From d31676dfde257cb2b3e52d4e657d8ad2251e4d49 Mon Sep 17 00:00:00 2001
From: Joonsoo Kim <iamjoonsoo.kim@lge.com>
Date: Tue, 15 Mar 2016 14:54:24 -0700
Subject: mm/slab: alternative implementation for DEBUG_SLAB_LEAK

DEBUG_SLAB_LEAK is a debug option.  It's current implementation requires
status buffer so we need more memory to use it.  And, it cause
kmem_cache initialization step more complex.

To remove this extra memory usage and to simplify initialization step,
this patch implement this feature with another way.

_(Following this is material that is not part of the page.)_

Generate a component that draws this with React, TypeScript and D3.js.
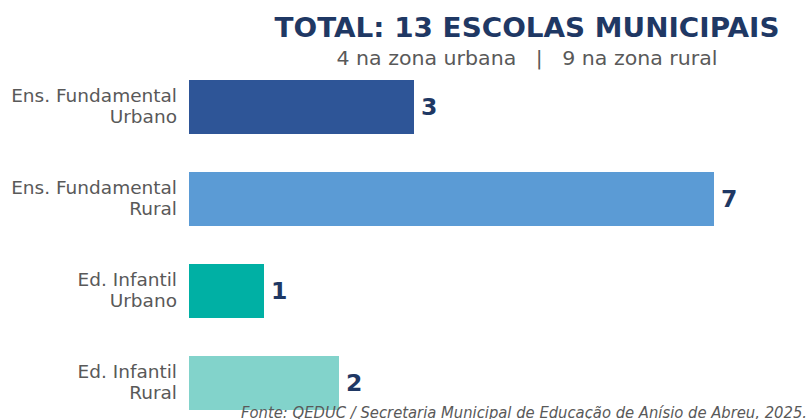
import React from "react";
import * as d3 from "d3";

const categories = [
  ["Ens. Fundamental", "Urbano"],
  ["Ens. Fundamental", "Rural"],
  ["Ed. Infantil", "Urbano"],
  ["Ed. Infantil", "Rural"],
];
const values = [3, 7, 1, 2];
const colors = ["#2e5597", "#5b9bd5", "#00b0a4", "#82d3cb"];
const title = "TOTAL: 13 ESCOLAS MUNICIPAIS";
const subtitle = "4 na zona urbana   |   9 na zona rural";
const source = "Fonte: QEDUC / Secretaria Municipal de Educação de Anísio de Abreu, 2025.";

const W = 809;
const H = 419;
const FONT = "'DejaVu Sans', sans-serif";

export default function App() {
  const x = d3.scaleLinear().domain([0, 7]).range([189, 714]);
  const inner = 38 / 92;
  const outer = 0.2;
  const r0 = 80 - outer * 92;
  const r1 = r0 + 92 * (values.length - inner + 2 * outer);
  const y = d3
    .scaleBand<number>()
    .domain(d3.range(values.length))
    .range([r0, r1])
    .paddingInner(inner)
    .paddingOuter(outer);

  return (
    <svg
      width={W}
      height={H}
      style={{ position: "absolute", left: 0, top: 0, background: "#fff" }}
      fontFamily={FONT}
    >
      <text x={527} y={37} textAnchor="middle" fontSize={27} fontWeight="bold" fill="#1f3864" textLength={505} lengthAdjust="spacingAndGlyphs">
        {title}
      </text>
      <text x={527} y={65} textAnchor="middle" fontSize={20} fill="#595959" xmlSpace="preserve" textLength={381} lengthAdjust="spacingAndGlyphs">
        {subtitle}
      </text>
      {values.map((v, i) => {
        const y0 = y(i)!;
        const bh = y.bandwidth();
        const cy = y0 + bh / 2;
        return (
          <g key={i}>
            <rect x={x(0)} y={y0} width={x(v) - x(0)} height={bh} fill={colors[i]} />
            <text x={x(v) + 7} y={cy + 8} fontSize={23.5} fontWeight="bold" fill="#1f3864">
              {v}
            </text>
            <text x={177} y={cy - 5} textAnchor="end" fontSize={18.5} fill="#595959">
              {categories[i][0]}
            </text>
            <text x={177} y={cy + 16} textAnchor="end" fontSize={18.5} fill="#595959">
              {categories[i][1]}
            </text>
          </g>
        );
      })}
      <text x={241} y={418} fontSize={15} fontStyle="italic" fill="#595959" textLength={566} lengthAdjust="spacingAndGlyphs">
        {source}
      </text>
    </svg>
  );
}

When user requests to get slab object owner information, it marks that
getting information is started.  And then, all free objects in caches
are flushed to corresponding slab page.  Now, we can distinguish all
freed object so we can know all allocated objects, too.  After
collecting slab object owner information on allocated objects, mark is
checked that there is no free during the processing.  If true, we can be
sure that our information is correct so information is returned to user.

Although this way is rather complex, it has two important benefits
mentioned above.  So, I think it is worth changing.

There is one drawback that it takes more time to get slab object owner
information but it is just a debug option so it doesn't matter at all.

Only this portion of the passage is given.